Dynamics of orientational fluctuations of molecules near a liquid-solid interface: A Landau-Ginzburg description

Abstract

We present a theory of the frequency spectrum of orientational fluctuations of molecules in a liquid which are near a solid interface at which the molecules are rigidly pinned, with the consequence that there will be orientational order induced in the fluid in the vicinity of the solid interface. It is argued that the fluctuations in orientation in this region may be probed by light scattering spectroscopy, under conditions where the incident light suffers total internal reflection from the boundary. Our theory is based on a time-dependent Landau-Ginzburg equation for the fluctuating part $\delta Q(\overrightarrow{\mathrm{x}},t)$ of the orientational-order parameter; the pinning of the molecules at the interface leads to orientational order near the interface, we assume, is described by an order parameter $\overline{Q}\mathrm{}\left(z\right)\mathrm{}$ which falls exponentially as one moves into the liquid.

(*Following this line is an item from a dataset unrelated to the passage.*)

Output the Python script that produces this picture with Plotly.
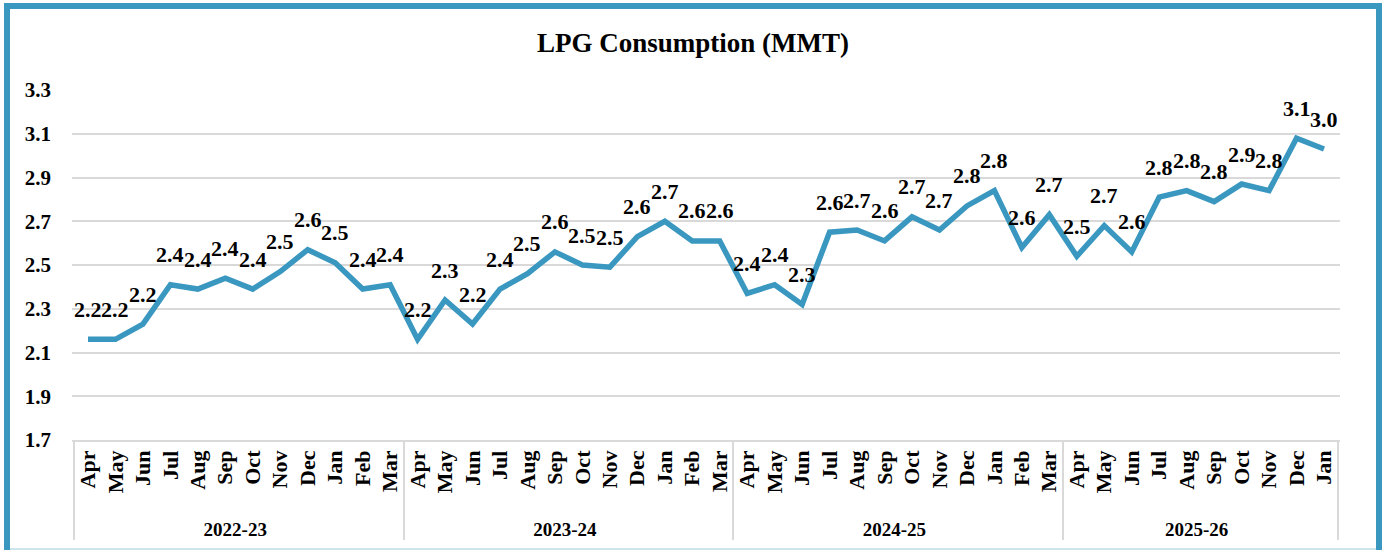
import plotly.graph_objects as go

# ---- data ----
years = ["2022-23", "2023-24", "2024-25", "2025-26"]
months_full = ["Apr", "May", "Jun", "Jul", "Aug", "Sep", "Oct", "Nov", "Dec", "Jan", "Feb", "Mar"]
months_per_year = [12, 12, 12, 10]

consumption = [
    2.16, 2.16, 2.23, 2.41, 2.39, 2.44, 2.39, 2.47, 2.57, 2.51, 2.39, 2.41,   # 2022-23
    2.16, 2.34, 2.23, 2.39, 2.46, 2.56, 2.50, 2.49, 2.63, 2.70, 2.61, 2.61,   # 2023-24
    2.37, 2.41, 2.32, 2.65, 2.66, 2.61, 2.72, 2.66, 2.77, 2.84, 2.58, 2.73,   # 2024-25
    2.54, 2.68, 2.56, 2.81, 2.84, 2.79, 2.87, 2.84, 3.08, 3.03,               # 2025-26
]
y_ticks = [1.7, 1.9, 2.1, 2.3, 2.5, 2.7, 2.9, 3.1, 3.3]

# ---- build multicategory axis ----
x_year, x_month = [], []
for yr, n in zip(years, months_per_year):
    for m in months_full[:n]:
        x_year.append(f'<span style="font-size:19px">{yr}</span>')
        x_month.append(m)

BLUE = "#3A97C0"
SERIF = "Liberation Serif"
W, H = 1386, 550
ML, MR, MT, MB = 72, 46, 90, 110
PW, PH = W - ML - MR, H - MT - MB

def px(xp):
    return (xp - ML) / PW

def py(yp):
    return (H - MB - yp) / PH

fig = go.Figure()
fig.add_trace(go.Scatter(
    x=[x_year, x_month],
    y=consumption,
    mode="lines",
    line=dict(color=BLUE, width=5.5),
    hoverinfo="skip",
    showlegend=False,
))

for xy, xm, v in zip(x_year, x_month, consumption):
    fig.add_annotation(
        x=[xy, xm], y=v, text=f"{v:.1f}", showarrow=False,
        yshift=30, font=dict(family=SERIF, size=22, color="#000000", weight="bold"),
    )

# outer frame
shapes = [
    dict(type="line", xref="paper", yref="paper", x0=px(7), x1=px(7), y0=py(6), y1=py(552),
         line=dict(color=BLUE, width=6)),
    dict(type="line", xref="paper", yref="paper", x0=px(4), x1=px(1382), y0=py(6), y1=py(6),
         line=dict(color=BLUE, width=6)),
    dict(type="line", xref="paper", yref="paper", x0=px(1379), x1=px(1379), y0=py(3), y1=py(552),
         line=dict(color=BLUE, width=6)),
    dict(type="line", xref="paper", yref="paper", x0=px(10), x1=px(1376), y0=py(549), y1=py(549),
         line=dict(color="#BFDCE8", width=1.5)),
]

fig.update_layout(
    width=W, height=H,
    margin=dict(l=ML, r=MR, t=MT, b=MB, autoexpand=False),
    paper_bgcolor="white", plot_bgcolor="white",
    title=dict(text="LPG Consumption (MMT)", xref="container", x=0.5,
               y=1 - 43 / H, yanchor="middle", xanchor="center",
               font=dict(family=SERIF, size=27, color="#000000", weight="bold")),
    font=dict(family=SERIF, color="#000000"),
    shapes=shapes,
)

fig.update_yaxes(
    range=[1.7, 3.3], tickvals=y_ticks, ticktext=[f"{t:.1f}" for t in y_ticks],
    showgrid=True, gridcolor="#D9D9D9", gridwidth=1.5, zeroline=False,
    showline=False, ticks="", ticklabelstandoff=20, automargin=False,
    tickfont=dict(family=SERIF, size=21, color="#000000", weight="bold"),
)

fig.update_xaxes(
    type="multicategory", tickangle=-90, automargin=False,
    showline=True, linecolor="#D9D9D9", linewidth=1.5,
    showdividers=True, dividercolor="#D9D9D9", dividerwidth=1.5,
    showgrid=False, ticks="",
    tickfont=dict(family=SERIF, size=22, color="#000000", weight="bold"),
)

fig.write_html(
    "out.html",
    config={"displayModeBar": False},
    post_script="document.body.style.margin='0';document.body.style.overflow='hidden';",
)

We have carried out a series of calculations of the light scattering spectrum, in the reflection geometry, for the liquid crystal $p$-methoxybenzylidene-$p$-($n$-butyl)aniline in contact with a dielectric substrate. As the temperature of the nematicisotropic phase transition is approached from above, pinning of the order parameter can lead to a substantial enhancement in the strength of the central peak in the light scattering spectrum observed in this geometry.